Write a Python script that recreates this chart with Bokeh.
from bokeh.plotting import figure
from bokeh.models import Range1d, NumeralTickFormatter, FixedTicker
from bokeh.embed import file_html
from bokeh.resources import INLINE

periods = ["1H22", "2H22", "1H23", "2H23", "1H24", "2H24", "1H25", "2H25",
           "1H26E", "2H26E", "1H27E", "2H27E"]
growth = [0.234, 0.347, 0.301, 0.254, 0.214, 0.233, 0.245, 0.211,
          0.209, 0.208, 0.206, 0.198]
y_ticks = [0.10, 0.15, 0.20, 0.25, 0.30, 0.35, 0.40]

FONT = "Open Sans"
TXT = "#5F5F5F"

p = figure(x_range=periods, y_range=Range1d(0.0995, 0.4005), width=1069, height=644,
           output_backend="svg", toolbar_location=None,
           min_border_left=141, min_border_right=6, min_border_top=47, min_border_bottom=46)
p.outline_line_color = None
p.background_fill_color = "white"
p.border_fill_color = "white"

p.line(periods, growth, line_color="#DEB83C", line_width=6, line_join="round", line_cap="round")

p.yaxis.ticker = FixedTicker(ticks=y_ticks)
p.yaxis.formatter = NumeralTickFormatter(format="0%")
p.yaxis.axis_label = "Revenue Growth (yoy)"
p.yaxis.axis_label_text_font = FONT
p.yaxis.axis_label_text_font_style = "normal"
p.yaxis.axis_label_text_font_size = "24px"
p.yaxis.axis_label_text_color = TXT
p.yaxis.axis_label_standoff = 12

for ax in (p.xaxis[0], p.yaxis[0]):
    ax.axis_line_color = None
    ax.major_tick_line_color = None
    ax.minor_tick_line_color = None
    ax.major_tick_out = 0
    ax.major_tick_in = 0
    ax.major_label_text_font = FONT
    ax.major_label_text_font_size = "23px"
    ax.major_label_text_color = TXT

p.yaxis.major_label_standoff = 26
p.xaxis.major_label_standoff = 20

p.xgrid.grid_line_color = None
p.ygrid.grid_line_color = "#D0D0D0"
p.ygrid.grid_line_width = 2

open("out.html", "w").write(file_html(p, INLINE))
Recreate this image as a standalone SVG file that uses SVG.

______

_WHAT IS REQUIRED_
Locate the word "that" in the data above. Copy every line carrying it.

_WRITTEN SOLUTION_
Write a Python script that recreates this chart with Bokeh.
Recreate this image as a standalone SVG file that uses SVG.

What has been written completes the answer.